Investor Dave Schaaf said a crowd of hundreds of other investors in Seibt's numerous properties could be meeting soon with an attorney to plan strategy.
Schaaf said he was the first manager of the RV resort and transferred his funds, his retirement money, into several trust deeds that could be renewed annually.
"When I left him in 2005 I decided at that time I was not going to renew those trust deeds, and as they came due I told him I wanted to be paid back. They matured at different times," Schaaf said.
"He was going to pay me $50,000 a month and in December he was going to make a balloon payment for the final amount. This was in '06. It didn't happen so I called him again in '07 and he told me about some deal with some Chinese investors," Schaaf said. "The Chinese investors never materialized and I'm still sitting here with him owing me $380,000."
Schaaf said four classes of creditors are involved: people who didn't sign mature trust deeds, a second group with active trust deeds, a third group that invested in the RV resort and a fourth group with promissory notes.
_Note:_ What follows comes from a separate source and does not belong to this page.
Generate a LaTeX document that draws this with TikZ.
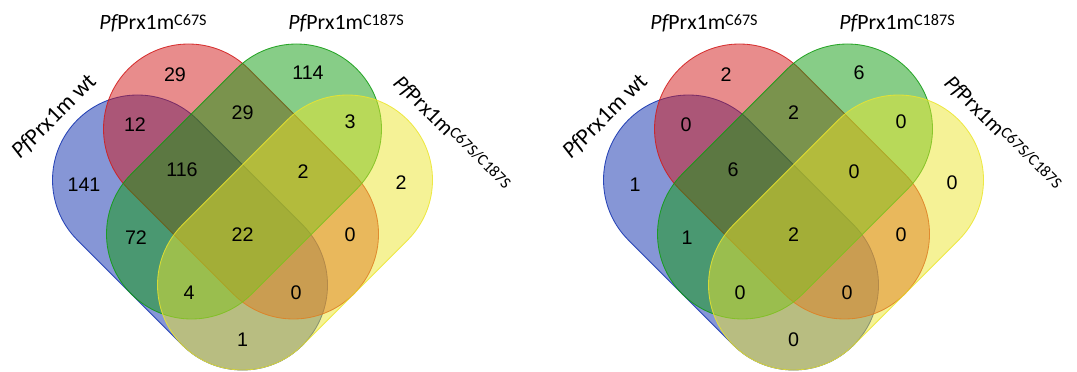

Nye County Assessor's Office records show 13 people actually own title to trailer lots in the RV park measuring 0.04 to 0.05 of an acre they bought at prices ranging from $75,000 to $118,000.
Bob Nalett said he had over $300,000 in a trust deed with HSLV Development Corp., one of Seibt's companies. Nalett said Seibt called him Aug. 20 asking for a $35,000 loan, offering to pay it back with 17 percent interest.
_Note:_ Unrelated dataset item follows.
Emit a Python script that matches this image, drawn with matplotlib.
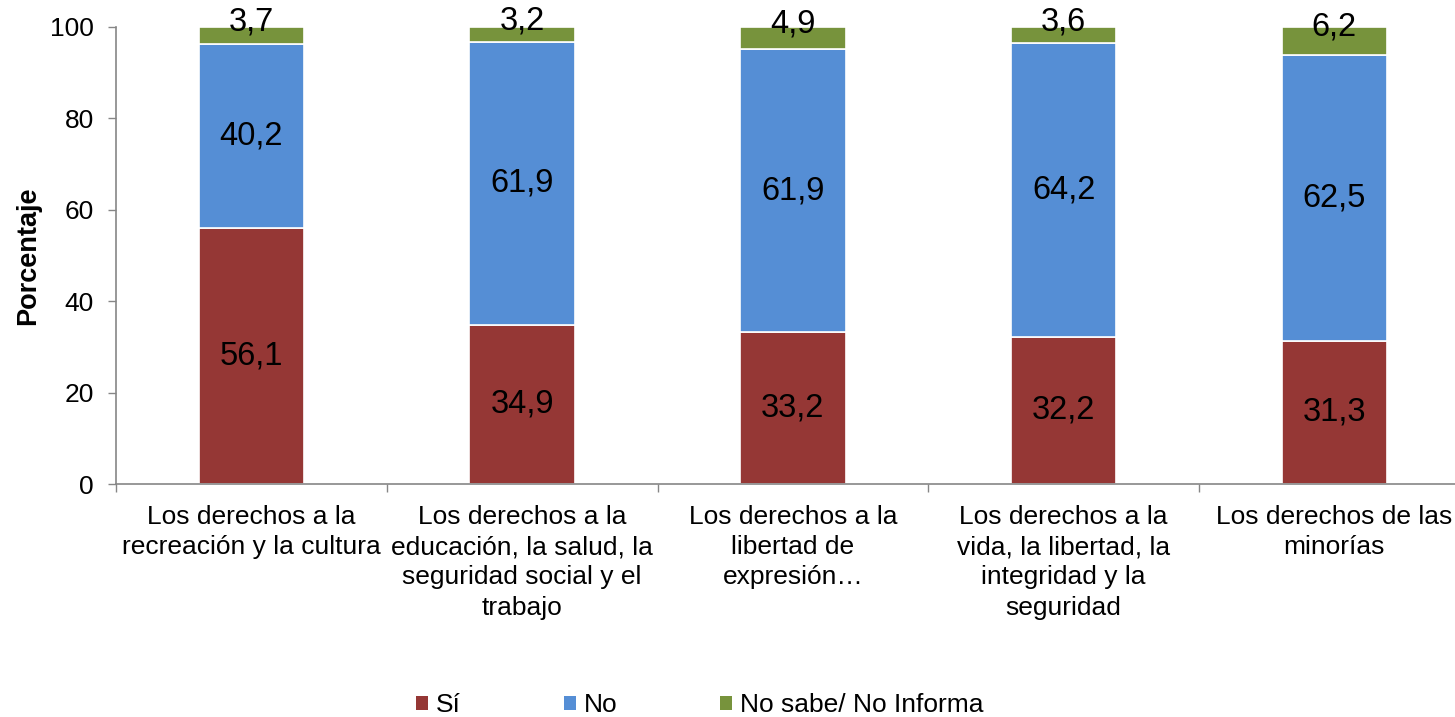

"Even when I went over to give him $35,000, you'd think nothing was going on," Nalett said. "We never had a check bounce and never had a check come here that never was supposed to. Every month was just like it was supposed to, like clockwork. Our checks were always here on clockwork."
Nalett then received the notice of bankruptcy. He recalled the scene when he went to Seibt's offices on West Sahara Avenue in Las Vegas.
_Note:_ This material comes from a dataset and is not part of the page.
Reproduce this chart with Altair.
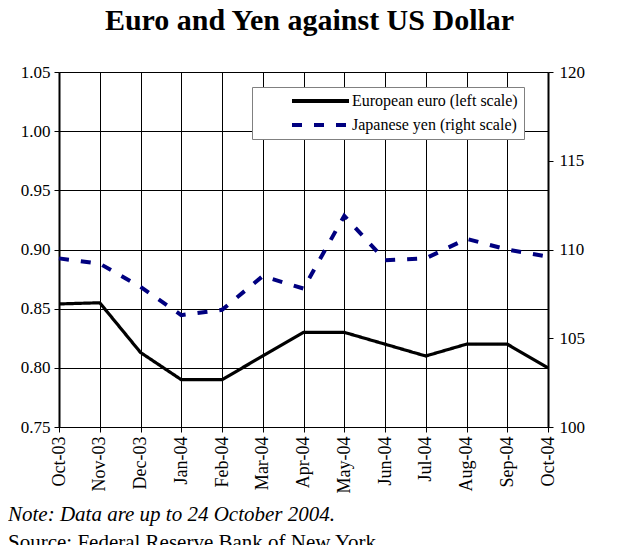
import altair as alt
import pandas as pd

months = ["Oct-03", "Nov-03", "Dec-03", "Jan-04", "Feb-04", "Mar-04", "Apr-04",
          "May-04", "Jun-04", "Jul-04", "Aug-04", "Sep-04", "Oct-04"]
euro = [0.854, 0.855, 0.813, 0.790, 0.790, 0.810, 0.830, 0.830, 0.820, 0.810, 0.820, 0.820, 0.800]
yen = [109.5, 109.2, 107.9, 106.3, 106.6, 108.5, 107.8, 111.9, 109.4, 109.5, 110.6, 110.0, 109.6]

euro_lbl = "European euro (left scale)"
yen_lbl = "Japanese yen (right scale)"

df = pd.DataFrame({
    "month": months * 2,
    "value": euro + yen,
    "series": [euro_lbl] * len(months) + [yen_lbl] * len(months),
})

FONT = "Liberation Serif, Times New Roman, serif"

def make_legend():
    return alt.Legend(title=None, orient="none", legendX=193, legendY=15,
                      symbolType="stroke", symbolSize=3249, symbolStrokeWidth=4,
                      labelFont=FONT, labelFontSize=16, labelColor="black", labelLimit=400,
                      fillColor="white", strokeColor="#808080", padding=6,
                      rowPadding=8, clipHeight=16, labelOffset=1, symbolOffset=32)

color = alt.Color("series:N",
                  scale=alt.Scale(domain=[euro_lbl, yen_lbl], range=["#000000", "#000080"]),
                  legend=make_legend())
dash = alt.StrokeDash("series:N",
                      scale=alt.Scale(domain=[euro_lbl, yen_lbl], range=[[1, 0], [10, 12]]),
                      legend=make_legend())

xenc = alt.X("month:N", sort=months, scale=alt.Scale(type="point", padding=0),
             axis=alt.Axis(title=None, labelAngle=-90, labelFont=FONT, labelFontSize=18,
                           labelColor="black", grid=True, gridColor="black", gridWidth=1,
                           domainColor="black", tickColor="black", tickSize=5, labelPadding=4))

euro_line = alt.Chart(df).transform_filter(alt.datum.series == euro_lbl).mark_line(strokeWidth=3.2).encode(
    x=xenc,
    y=alt.Y("value:Q", scale=alt.Scale(domain=[0.75, 1.05], nice=False, zero=False),
            axis=alt.Axis(title=None, orient="left", values=[0.75, 0.8, 0.85, 0.9, 0.95, 1.0, 1.05],
                          format=".2f", labelFont=FONT, labelFontSize=17, labelColor="black",
                          grid=True, gridColor="black", gridWidth=1, domainColor="black",
                          domainWidth=2, tickColor="black", tickSize=5, labelPadding=4)),
    color=color, strokeDash=dash,
)

yen_line = alt.Chart(df).transform_filter(alt.datum.series == yen_lbl).mark_line(strokeWidth=4).encode(
    x=xenc,
    y=alt.Y("value:Q", scale=alt.Scale(domain=[100, 120], nice=False, zero=False),
            axis=alt.Axis(title=None, orient="right", values=[100, 105, 110, 115, 120],
                          format="d", labelFont=FONT, labelFontSize=17, labelColor="black",
                          grid=False, domainColor="black", domainWidth=2, tickColor="black",
                          tickSize=5, labelPadding=6)),
    color=color, strokeDash=dash,
)

notes = pd.DataFrame({"t": ["Note: Data are up to 24 October 2004."]})
src = pd.DataFrame({"t": ["Source: Federal Reserve Bank of New York"]})
note_text = alt.Chart(notes).mark_text(align="left", baseline="alphabetic", font=FONT,
                                       fontSize=21, fontStyle="italic", color="black").encode(
    text="t:N", x=alt.value(-51), y=alt.value(449))
src_text = alt.Chart(src).mark_text(align="left", baseline="alphabetic", font=FONT,
                                    fontSize=21, color="black").encode(
    text="t:N", x=alt.value(-51), y=alt.value(477))

chart = alt.layer(euro_line, yen_line, note_text, src_text).resolve_scale(
    y="independent"
).properties(
    width=489, height=355,
    title=alt.TitleParams("Euro and Yen against US Dollar", font=FONT, fontSize=30,
                          fontWeight="bold", color="black", anchor="middle", offset=27, dx=6),
    padding={"left": 51, "top": 64, "right": 64, "bottom": 130},
    autosize=alt.AutoSizeParams(type="none"),
).configure(font=FONT).configure_view(stroke=None)

chart.save("out.html", embed_options={"renderer": "svg", "actions": False})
"There were people crying, there were about 15 people there. One woman there was with her mother. She had lost all of her money," Nalett said.
A recorded message at Seibt's office stated the mailbox was full and couldn't accept messages.
Investor Robyn Gladd said she has a notice at the offices of Cow County Title for anyone interested in joining their group. Gladd said she invested $120,000 in trust deeds.
"It's heartbreaking. That was our dream money," Gladd said. "It came from the sale of our home in Vegas."
"When you invest in trust deeds you're supposed to be backed up by land," she said. "I have been talking to people who have been getting checks from Hans for 10, 15 years without a glitch."
Cochran said he's talked to some angry investors since arriving on the property a little over a week ago. One of them, a contractor, was angry as hell, he recalled.
"I'm a former Marine, I've been shot at," Cochran said. But he added, "Hans just walked out and we're one of them. Dunham and Associates is one of them."
When the courts allow, the resort will be renamed, he said.
For now, campers, unaware of the legal problems underlying the property, can rent a space for $50 per night and use all the amenities, including the waterfall-fed pool with a view of the Spring Mountains.